Working Capital Holdback definition

Working Capital Holdback means an amount determined by the Stockholders’ Representative, in its sole discretion, which shall not be less than $2,000,000, no later than two (2) Business Days prior to the Closing Date to pay amounts payable to the Parent pursuant to Section 2.10(b)(i) hereof, if any.
Working Capital Holdback means the sum of $800,000 withheld by the Buyer until the Final Closing Statement is Delivered and finalized upon written certification by both Buyer and Seller.
Working Capital Holdback means $1,000,000.00, representing the amount of Total Merger Consideration to be withheld by Tyler at Closing, subject to Section 3.5. The Consideration Spreadsheet shall set forth the allocation of the Working Capital Holdback among the Non-Series C Stockholders, the Participating Warrantholders, and the Participating Optionholders based upon the allocation of Total Merger Consideration among them.

Examples of Working Capital Holdback in a sentence

  • If the Surviving Company is owed any amount pursuant to Section 2.10(b)(i) and such amount exceeds the amount paid by the Stockholders’ Representative to the Surviving Company from the Working Capital Holdback, the Parent shall have the right to collect such amount from the Escrow Fund.

  • On or prior to the fifth (5th) day after the Settlement Date, the Stockholders’ Representative shall pay to the holders of Shares on a Pro Rata Basis the amount of the Working Capital Holdback not paid to the Parent pursuant to Section 2.10(b)(i) hereof and shall remit to the Parent the gross amount payable to the Optionholders, of which the Parent shall pay to each Optionholder its portion thereof, net of applicable Tax withholding.

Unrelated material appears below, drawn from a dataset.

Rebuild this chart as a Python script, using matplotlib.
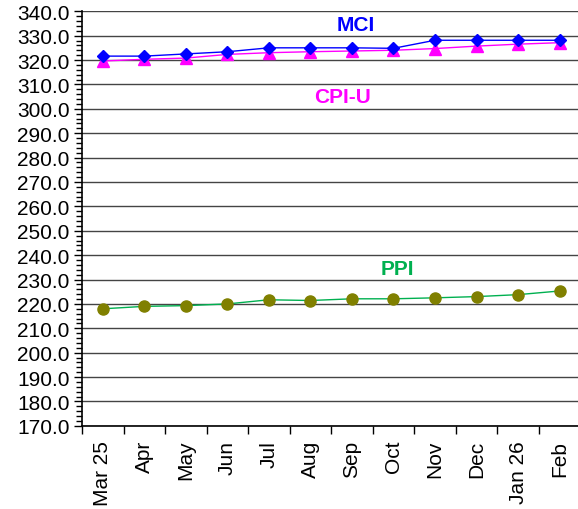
import matplotlib
matplotlib.use("Agg")
import matplotlib.pyplot as plt
from matplotlib.ticker import MultipleLocator, FixedLocator
import numpy as np

plt.rcParams['font.family'] = ['Liberation Sans', 'DejaVu Sans']

months = ["Mar 25", "Apr", "May", "Jun", "Jul", "Aug", "Sep", "Oct",
          "Nov", "Dec", "Jan 26", "Feb"]
mci = [321.6, 321.6, 322.5, 323.4, 325.0, 325.0, 325.0, 324.8,
       328.1, 328.1, 328.1, 328.1]
cpi_u = [319.6, 320.3, 320.8, 322.3, 323.0, 323.4, 323.7, 324.0,
         324.7, 325.7, 326.5, 327.1]
ppi = [218.0, 219.0, 219.3, 220.0, 221.7, 221.4, 222.1, 222.1,
       222.5, 223.0, 223.8, 225.3]

x = np.arange(len(months))

fig = plt.figure(figsize=(5.78, 5.10), dpi=100)
ax = fig.add_axes([0.142, 0.163, 0.862, 0.813])

ax.plot(x, mci, color="#0000FF", lw=1, marker="D", ms=6, zorder=4)
ax.plot(x, cpi_u, color="#FF00FF", lw=1, marker="^", ms=8, zorder=3)
ax.plot(x, ppi, color="#00B050", lw=1, marker="o", ms=8,
        markerfacecolor="#808000", markeredgecolor="#808000", zorder=3)

ax.text(6.1, 334.5, "MCI", color="#0000FF", fontsize=15, fontweight="bold",
        ha="center", va="center")
ax.text(5.78, 305.2, "CPI-U", color="#FF00FF", fontsize=15, fontweight="bold",
        ha="center", va="center")
ax.text(7.1, 234.5, "PPI", color="#00B050", fontsize=15, fontweight="bold",
        ha="center", va="center")

ax.set_ylim(170, 340)
ax.set_xlim(-0.5, 11.5)
ax.yaxis.set_major_locator(MultipleLocator(10))
ax.yaxis.set_minor_locator(MultipleLocator(2))
ax.set_yticklabels([f"{v:.1f}" for v in ax.get_yticks()])
ax.grid(axis="y", which="major", color="#444444", lw=1)

ax.set_xticks(x)
ax.set_xticklabels(months, rotation=90)
ax.xaxis.set_minor_locator(FixedLocator(np.arange(-0.5, 12, 1)))
ax.tick_params(axis="x", which="major", length=0, pad=10, labelsize=15)
ax.tick_params(axis="x", which="minor", length=6, width=1)
ax.tick_params(axis="y", which="major", length=6, width=1, labelsize=15, pad=3)
ax.tick_params(axis="y", which="minor", length=4, width=1)

for s in ["top", "right"]:
    ax.spines[s].set_visible(False)
ax.spines["left"].set_linewidth(1.2)
ax.spines["bottom"].set_linewidth(1.2)
ax.set_axisbelow(True)

fig.savefig("out.png", dpi=100)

  • The parties acknowledge that a portion of the Escrow Fund may be used as a source of payment for that amount owing by Sellers to Buyer, if any, represented by the positive difference between the Estimated Purchase Price and the Purchase Price (the "Purchase Price Adjustment"), pursuant to Sections 1.3 and 1.4 of the Stock Purchase Agreement to the extent that the Purchase Price Adjustment exceeds the Net Working Capital Holdback.

  • The parties acknowledge that the Escrow Fund may be used as a source of payment for that amount owing by the Company to Buyer, if any, represented by the positive difference between the Estimated Purchase Price and the Purchase Price (the "Purchase Price Adjustment"), pursuant to Sections 1.3 and 1.4 of the Asset Purchase Agreement, to the extent that the Purchase Price Adjustment exceeds the Net Working Capital Holdback.

  • The Stockholders’ Representative shall hold the Working Capital Holdback and shall pay to the Parent in accordance with Section 2.10 hereof any amount that may become payable to the Parent pursuant to Section 2.10(b)(i) hereof.


More Definitions of Working Capital Holdback

Working Capital Holdback as defined in Section 2.7(b)
Working Capital Holdback has the meaning set forth in Section 1.3.
Working Capital Holdback means $500,000 of the Escrow Amount, which Working Capital Holdback will be released in accordance with §2(g) hereof.
Working Capital Holdback means the amount by which Working Capital as shown on the Interim Balance Sheet is less or more (as the case may be) than six million dollars ($6,000,000).
Working Capital Holdback means Two Hundred Fifty Thousand Dollars ($250,000) that will be held by the Parent from the Cash Payment until the date that the actual Final Net Working Capital is determined and the Merger Consideration adjusted in accordance with Section 2.03(b)(iv).
Working Capital Holdback has the meaning set forth in §2(a)(ii).
Working Capital Holdback means an amount equal to $500,000.